Descriptions, Reviews, Etc.
Publisher Description:
This study, the first of two parts, gives a comprehensive account of Chinese textiles and textile technology and deals with the evolution of bast fibre spinning and silk-reeling in the history of China. These operations are the basic techniques in the production of yarn and thread, pre-requisite to weaving, and any study of Chinese textile technology must start with the raw material obtained from fibre plants such as hemp, ramie, jute, cotton, etc, and silk reeled off from cocoons of the domestic silkworm. The time-span covered runs from the neolithic to the nineteenth century. Archaeological and pictoral evidence, the bulk of it hitherto unpublished in the West, is brought together with Chinese textual sources (which are extensively translated and interpreted) to illustrate Chinese achievements in this field.

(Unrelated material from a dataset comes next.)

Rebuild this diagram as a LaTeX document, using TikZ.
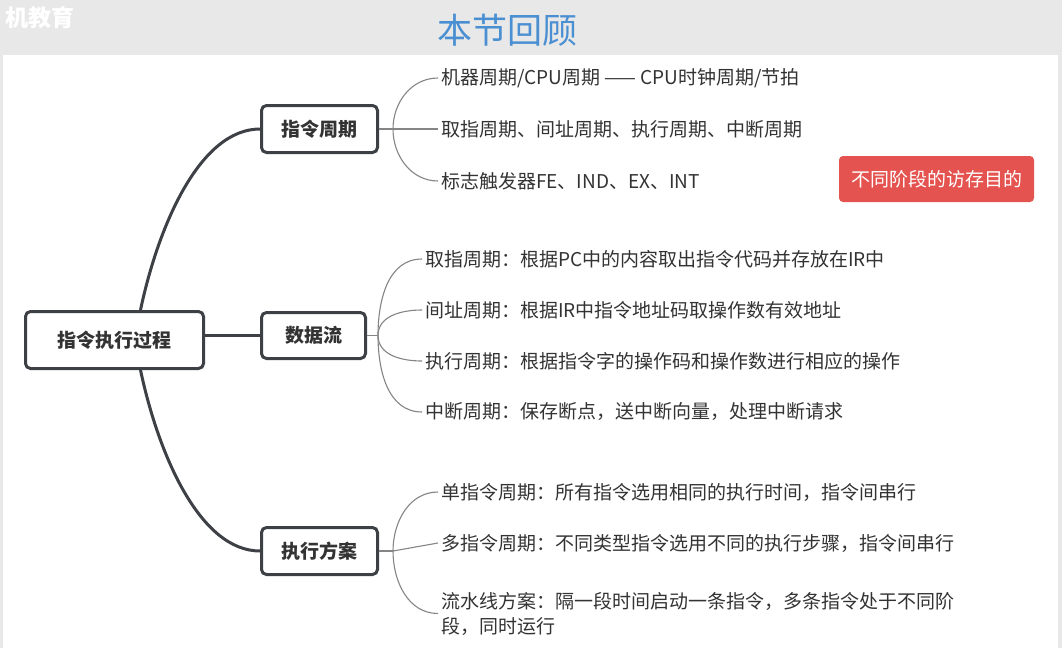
\documentclass[tikz,border=0pt]{standalone}
\usepackage{fontspec}
\setmainfont{Noto Sans CJK SC}

\definecolor{boxline}{HTML}{3D4045}
\definecolor{textdark}{HTML}{333333}
\definecolor{twiggray}{HTML}{858585}
\definecolor{bandgray}{HTML}{E8E8E8}
\definecolor{titleblue}{HTML}{4A8FD2}
\definecolor{notered}{HTML}{E4534F}

\tikzset{
  topic/.style={draw=boxline,line width=3pt,rounded corners=5pt,fill=white,
    inner sep=0pt,text=textdark,font=\bfseries\fontsize{19}{22}\selectfont},
  leaf/.style={anchor=west,inner xsep=3pt,inner ysep=0pt,align=left,
    text=textdark,font=\fontsize{19}{25}\selectfont},
  trunk/.style={draw=boxline,line width=3pt},
  twig/.style={draw=twiggray,line width=1.1pt},
}

\begin{document}
\begin{tikzpicture}[x=1pt,y=-1pt]
   \useasboundingbox (0,0) rectangle (1062,648);
   \fill[bandgray] (0,0) rectangle (1062,648);
   \fill[white] (3,55) rectangle (1058,648);
   \node[text=white,font=\bfseries\fontsize{23}{26}\selectfont] (mark) at (40,18) {机教育};
   \node[text=titleblue,font=\fontsize{35}{40}\selectfont] (title) at (507,30) {本节回顾};

   % topics
   \node[topic,minimum width=178pt,minimum height=57pt] (root) at (114.5,340) {指令执行过程};
   \node[topic,minimum width=116pt,minimum height=47pt] (zq) at (319.5,129) {指令周期};
   \node[topic,minimum width=104pt,minimum height=46pt] (sj) at (313.5,335.5) {数据流};
   \node[topic,minimum width=116pt,minimum height=47pt] (fa) at (319.5,551) {执行方案};

   \draw[trunk] ([xshift=26pt]root.north) .. controls +(18,-85) and +(-60,0) .. (zq.west);
   \draw[trunk] (root.east |- sj.west) -- (sj.west);
   \draw[trunk] ([xshift=26pt]root.south) .. controls +(18,85) and +(-60,0) .. (fa.west);

   % leaves
   \node[leaf] (zq1) at (438,78) {机器周期/CPU周期 —— CPU时钟周期/节拍};
   \node[leaf] (zq2) at (438,129) {取指周期、间址周期、执行周期、中断周期};
   \node[leaf] (zq3) at (438,181) {标志触发器FE、IND、EX、INT};

   \node[leaf] (sj1) at (422,259) {取指周期：根据PC中的内容取出指令代码并存放在IR中};
   \node[leaf] (sj2) at (422,310) {间址周期：根据IR中指令地址码取操作数有效地址};
   \node[leaf] (sj3) at (422,361) {执行周期：根据指令字的操作码和操作数进行相应的操作};
   \node[leaf] (sj4) at (422,412) {中断周期：保存断点，送中断向量，处理中断请求};

   \node[leaf] (fa1) at (438,492) {单指令周期：所有指令选用相同的执行时间，指令间串行};
   \node[leaf] (fa2) at (438,543) {多指令周期：不同类型指令选用不同的执行步骤，指令间串行};
   \node[leaf] (fa3) at (438,613.5) {流水线方案：隔一段时间启动一条指令，多条指令处于不同阶\\段，同时运行};

   \node[fill=notered,rounded corners=4pt,minimum width=195pt,minimum height=46pt,inner sep=0pt,
     text=white,font=\fontsize{19}{22}\selectfont] (note) at (936.5,179) {不同阶段的访存目的};

   % twigs
   \coordinate (zqj) at (393,129);
   \coordinate (sjj) at (378,335.5);
   \coordinate (faj) at (393,551);
   \draw[twig] (zq.east) -- (zqj);
   \draw[twig] (sj.east) -- (sjj);
   \draw[twig] (fa.east) -- (faj);
   \draw[twig] (zqj) -- (zq2.west);
   \foreach \l/\o in {zq1/90,zq3/-90}
     \draw[twig] (zqj) to[out=\o,in=180] (\l.west);
   \foreach \l/\o in {sj1/90,sj2/90,sj3/-90,sj4/-90}
     \draw[twig] (sjj) to[out=\o,in=180] (\l.west);
   \foreach \l/\o in {fa1/90,fa3/-90}
     \draw[twig] (faj) to[out=\o,in=180] (\l.west);
   \draw[twig] (faj) -- (fa2.west);
\end{tikzpicture}
\end{document}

Professor Kuhn's study reveals the way in which Chinese textile-technological inventiveness has influenced textile production in other regions of the world and in medieval Europe. It explains how textile technology reached its high point between the tenth and thirteenth centuries and attempts to indicate the reasons for its subsequent relative decline. The development of the textile industry in Europe was a key factor in the rise of capitalism. In the case of China after Sung times, textile technology and the organisation of textile labour may help indicate why such a development did not take place in China.